## Exercise brief
Begin with the first line below and retype each line exactly through the line containing "from matplotlib.ticker import". Any pictures are to be left out.

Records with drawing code
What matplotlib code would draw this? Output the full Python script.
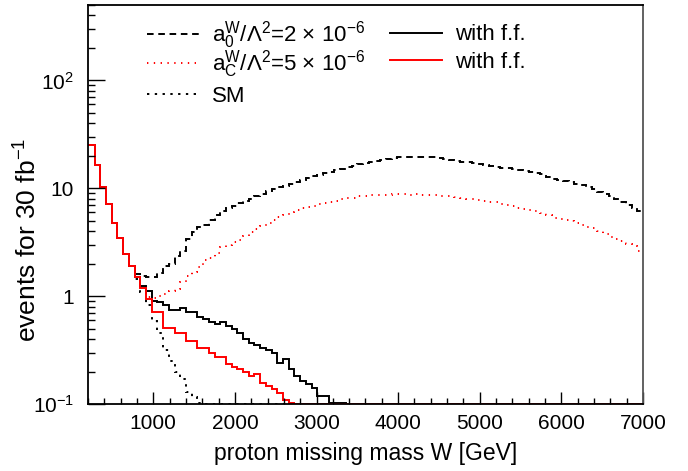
import numpy as np
import matplotlib
matplotlib.use("Agg")
import matplotlib.pyplot as plt
from matplotlib.ticker import FixedLocator, MultipleLocator, NullFormatter

plt.rcParams['font.family'] = ['Liberation Sans', 'DejaVu Sans']
plt.rcParams['mathtext.fontset'] = 'custom'
plt.rcParams['mathtext.rm'] = 'Liberation Sans'
plt.rcParams['mathtext.it'] = 'Liberation Sans:italic'
plt.rcParams['mathtext.bf'] = 'Liberation Sans:bold'
plt.rcParams['mathtext.default'] = 'regular'

# 70 GeV bins, first bin only partly inside the x range
bin_edges = np.arange(140, 7001, 70)

# bins 140..700 GeV, identical for all samples (SM dominated)
low_mass = [25, 25.1, 16.6, 10.3, 7.1, 4.75, 3.48, 2.47, 1.9]

# bins from 770 GeV on
sm = [1.45, 1.1, 0.82, 0.59, 0.46, 0.32, 0.25, 0.20, 0.17, 0.13,
      0.115, 0.103] + [0] * 77

a0_ff = [1.52, 1.25, 1.12, 0.91, 0.875, 0.82, 0.74, 0.74, 0.78, 0.71,
         0.71, 0.635, 0.61, 0.57, 0.55, 0.57, 0.53, 0.50, 0.46, 0.40,
         0.37, 0.35, 0.33, 0.32, 0.30, 0.24, 0.26, 0.21, 0.18, 0.164,
         0.153, 0.142, 0.119, 0.119, 0.103, 0.103, 0.103] + [0] * 52

ac_ff = [1.52, 1.2, 0.94, 0.71, 0.71, 0.51, 0.51, 0.46, 0.46, 0.386,
         0.386, 0.334, 0.33, 0.30, 0.27, 0.27, 0.234, 0.218, 0.21, 0.20,
         0.18, 0.19, 0.158, 0.147, 0.137, 0.127, 0.11, 0.103] + [0] * 61

a0 = [1.61, 1.55, 1.5, 1.5, 1.63, 1.92, 2.0, 2.38, 2.6, 3.4,
      3.9, 4.37, 4.6, 5.1, 5.6, 6.2, 6.6, 6.9, 7.3, 7.6,
      8.0, 8.4, 8.9, 9.4, 9.8, 10.2, 10.6, 11.0, 11.5, 12.0,
      12.5, 12.9, 13.3, 13.8, 14.2, 14.7, 15.2, 15.7, 16.2, 16.7,
      17.2, 17.6, 18.0, 18.4, 18.7, 19.0, 19.3, 19.4, 19.5, 19.5,
      19.5, 19.4, 19.3, 19.0, 18.7, 18.3, 18.0, 17.7, 17.4, 17.1,
      16.8, 16.5, 16.2, 15.8, 15.5, 15.3, 15.0, 14.8, 14.4, 14.1,
      13.8, 13.5, 12.8, 12.2, 12.0, 11.7, 11.4, 11.0, 10.7, 10.3,
      9.8, 9.2, 8.8, 8.5, 7.9, 7.5, 7.0, 6.6, 6.1]

ac = [1.52, 1.2, 0.98, 0.97, 1.0, 1.05, 1.12, 1.17, 1.35, 1.55,
      1.66, 1.85, 2.14, 2.27, 2.5, 2.84, 2.95, 3.17, 3.3, 3.6,
      3.9, 4.2, 4.5, 4.8, 5.1, 5.4, 5.7, 6.0, 6.3, 6.5,
      6.7, 6.9, 7.1, 7.3, 7.5, 7.7, 7.9, 8.1, 8.2, 8.4,
      8.5, 8.6, 8.6, 8.7, 8.7, 8.8, 8.8, 8.8, 8.7, 8.8,
      8.6, 8.7, 8.6, 8.5, 8.5, 8.4, 8.3, 8.2, 8.0, 7.9,
      7.75, 7.6, 7.5, 7.4, 7.2, 7.0, 6.8, 6.6, 6.45, 6.3,
      6.1, 5.95, 5.6, 5.35, 5.2, 5.1, 5.0, 4.8, 4.6, 4.4,
      4.25, 4.0, 3.8, 3.55, 3.4, 3.25, 3.05, 2.9, 2.6]

ymin, ymax = 0.1, 500

def full(tail):
    vals = np.array(low_mass + tail, dtype=float)
    assert len(vals) == len(bin_edges) - 1
    # empty bins are drawn on the lower frame, like ROOT does
    return np.where(vals > 0, vals, ymin)

fig = plt.figure(figsize=(6.88, 4.71), dpi=100)
ax = fig.add_axes([88 / 688, 1 - 404 / 471, 555 / 688, 399 / 471])

lw = 1.4
h_a0 = ax.stairs(full(a0), bin_edges, baseline=None, color='black', lw=lw,
                 linestyle=(0, (3.4, 2.4)))
h_ac = ax.stairs(full(ac), bin_edges, baseline=None, color='red', lw=lw,
                 linestyle=(0, (0.7, 2.8)))
h_sm = ax.stairs(full(sm), bin_edges, baseline=None, color='black', lw=lw,
                 linestyle=(0, (1.2, 2.8)))
h_a0ff = ax.stairs(full(a0_ff), bin_edges, baseline=None, color='black', lw=lw)
h_acff = ax.stairs(full(ac_ff), bin_edges, baseline=None, color='red', lw=lw)

ax.set_yscale('log')
ax.set_xlim(200, 7000)
ax.set_ylim(ymin, ymax)

ax.xaxis.set_major_locator(MultipleLocator(1000))
ax.xaxis.set_minor_locator(MultipleLocator(200))
ax.yaxis.set_major_locator(FixedLocator([0.1, 1, 10, 100]))
ax.set_yticklabels(['$10^{-1}$', '1', '10', '$10^{2}$'])
ax.yaxis.set_minor_locator(FixedLocator(
    [m * 10.0 ** e for e in range(-1, 3) for m in range(2, 10)]))
ax.yaxis.set_minor_formatter(NullFormatter())

ax.tick_params(which='both', direction='in', top=False, right=False,
               labelsize=15, width=1.0)
ax.tick_params(axis='x', which='major', length=9, pad=7)
ax.tick_params(axis='x', which='minor', length=4)
ax.tick_params(axis='y', which='major', length=12, pad=10)
ax.tick_params(axis='y', which='minor', length=5)
for s in ax.spines.values():
    s.set_linewidth(1.3)
ax.spines['right'].set_color('#555555')

ax.set_xlabel('proton missing mass W [GeV]', fontsize=16.5, labelpad=7)
ax.set_ylabel('events for 30 fb$^{-1}$', fontsize=19)
ax.yaxis.set_label_coords(-46 / 555, (404 - 240) / 399)

# legend laid out like the ROOT one: two columns, rows shared
leg_kw = dict(loc='upper left', frameon=False, fontsize=16,
              handlelength=2.35, handletextpad=0.58, borderpad=0,
              borderaxespad=0)
fig.legend([h_a0, h_ac],
           [r'$a_0^W/\Lambda^2$=2 $\times$ 10$^{-6}$',
            r'$a_C^W/\Lambda^2$=5 $\times$ 10$^{-6}$'],
           bbox_to_anchor=(147 / 688, 1 - 19 / 471), labelspacing=-0.135,
           **leg_kw)
fig.legend([h_sm], ['SM'], bbox_to_anchor=(147 / 688, 1 - 85.5 / 471),
           **leg_kw)
fig.legend([h_a0ff, h_acff], ['with f.f.', 'with f.f.'],
           bbox_to_anchor=(390 / 688, 1 - 24.5 / 471), labelspacing=0.27,
           **leg_kw)

fig.savefig('out.png', dpi=100)
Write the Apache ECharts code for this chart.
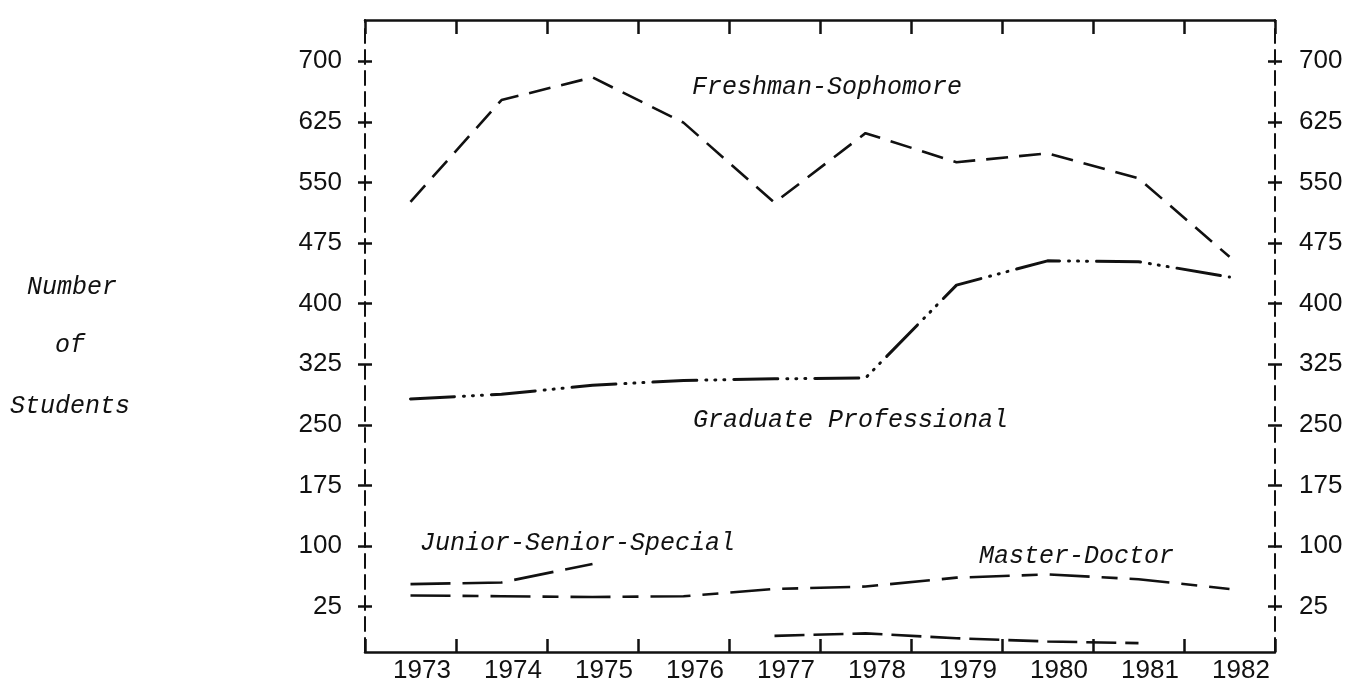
<!DOCTYPE html>
<html>
<head>
<meta charset="utf-8">
<script src="https://cdn.jsdelivr.net/npm/echarts@6/dist/echarts.min.js"></script>
<style>
html,body{margin:0;padding:0;background:#ffffff;}
#chart{width:1362px;height:686px;}
</style>
</head>
<body>
<div id="chart"></div>
<script>
// ---- data ----
const years = ['1973','1974','1975','1976','1977','1978','1979','1980','1981','1982'];
const yTickValues = [25, 100, 175, 250, 325, 400, 475, 550, 625, 700];
const freshmanSophomore    = [526, 652, 680, 624, 525, 611, 575, 586, 555, 458];
const graduateProfessional = [282, 288, 299, 305, 307, 308, 423, 453, 452, 433];
const juniorSeniorSpecial  = [53, 55, 78, null, null, null, null, null, null, null];
const masterDoctor         = [39, 38, 37, 38, 47, 50, 61, 65, 59, 47];
const lowUnlabeled         = [null, null, null, null, -11, -8, -14, -18, -20, null];
const yAxisTitle = ['Number', 'of', 'Students'];

// ---- styling ----
const INK = '#111111';
const NUM_FONT = '"Liberation Sans", Arial, sans-serif';
const TYPE_FONT = '"Liberation Mono", "Courier New", monospace';

function yAxisDef(position, inside, showLabel, showLine) {
  return {
    type: 'value',
    position: position,
    min: -31,
    max: 751,
    splitLine: { show: false },
    axisLine: { show: showLine, onZero: false, lineStyle: { color: INK, width: 2, type: [14, 7] } },
    axisTick: { show: true, inside: inside, length: 7, customValues: yTickValues,
                lineStyle: { color: INK, width: 2.5 } },
    axisLabel: { show: showLabel, customValues: yTickValues,
                 margin: position === 'left' ? 23 : 24,
                 color: INK, fontFamily: NUM_FONT, fontSize: 26 }
  };
}

function xAxisDef(position, showLabel, tickLen) {
  return {
    type: 'category',
    data: years,
    position: position,
    boundaryGap: true,
    axisLine: { show: true, onZero: false, lineStyle: { color: INK, width: 2.5 } },
    axisTick: { show: true, inside: true, length: tickLen, lineStyle: { color: INK, width: 2.5 } },
    axisLabel: { show: showLabel, margin: 6, padding: [0, 0, 0, 23],
                 color: INK, fontFamily: NUM_FONT, fontSize: 26 },
    splitLine: { show: false }
  };
}

function lineSeries(name, data, dash, cap, width) {
  return {
    name: name,
    type: 'line',
    data: data,
    xAxisIndex: 0,
    yAxisIndex: 0,
    symbol: 'none',
    connectNulls: false,
    silent: true,
    lineStyle: { color: INK, width: width || 2.6, type: dash, cap: cap || 'butt' }
  };
}

function label(text, x, y, align) {
  return {
    type: 'text',
    x: x, y: y,
    style: {
      text: text,
      fill: INK,
      font: 'italic 25px ' + TYPE_FONT,
      textAlign: align || 'left',
      textVerticalAlign: 'middle'
    }
  };
}

const chart = echarts.init(document.getElementById('chart'), null, { renderer: 'canvas' });
chart.setOption({
  animation: false,
  backgroundColor: '#ffffff',
  grid: { left: 365, right: 87, top: 20, bottom: 34, containLabel: false },
  xAxis: [ xAxisDef('bottom', true, 13), xAxisDef('top', false, 14) ],
  yAxis: [
    yAxisDef('left', false, true, true),
    yAxisDef('left', true, false, false),
    yAxisDef('right', false, true, true),
    yAxisDef('right', true, false, false)
  ],
  series: [
    lineSeries('Freshman-Sophomore', freshmanSophomore, [22, 11]),
    lineSeries('Graduate Professional', graduateProfessional, [44, 9, 1, 8, 1, 8, 1, 9], 'round', 3),
    lineSeries('Junior-Senior-Special', juniorSeniorSpecial, [40, 12]),
    lineSeries('Master-Doctor', masterDoctor, [40, 12, 16, 12]),
    lineSeries('', lowUnlabeled, [30, 9])
  ],
  graphic: [
    label('Freshman-Sophomore', 692, 87),
    label('Graduate Professional', 693, 420),
    label('Junior-Senior-Special', 420, 543),
    label('Master-Doctor', 979, 556),
    label(yAxisTitle[0], 72, 287, 'center'),
    label(yAxisTitle[1], 70, 345, 'center'),
    label(yAxisTitle[2], 70, 406, 'center')
  ]
});
</script>
</body>
</html>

## Solution for this task
What matplotlib code would draw this? Output the full Python script.
import numpy as np
import matplotlib
matplotlib.use("Agg")
import matplotlib.pyplot as plt
from matplotlib.ticker import FixedLocator, MultipleLocator, NullFormatter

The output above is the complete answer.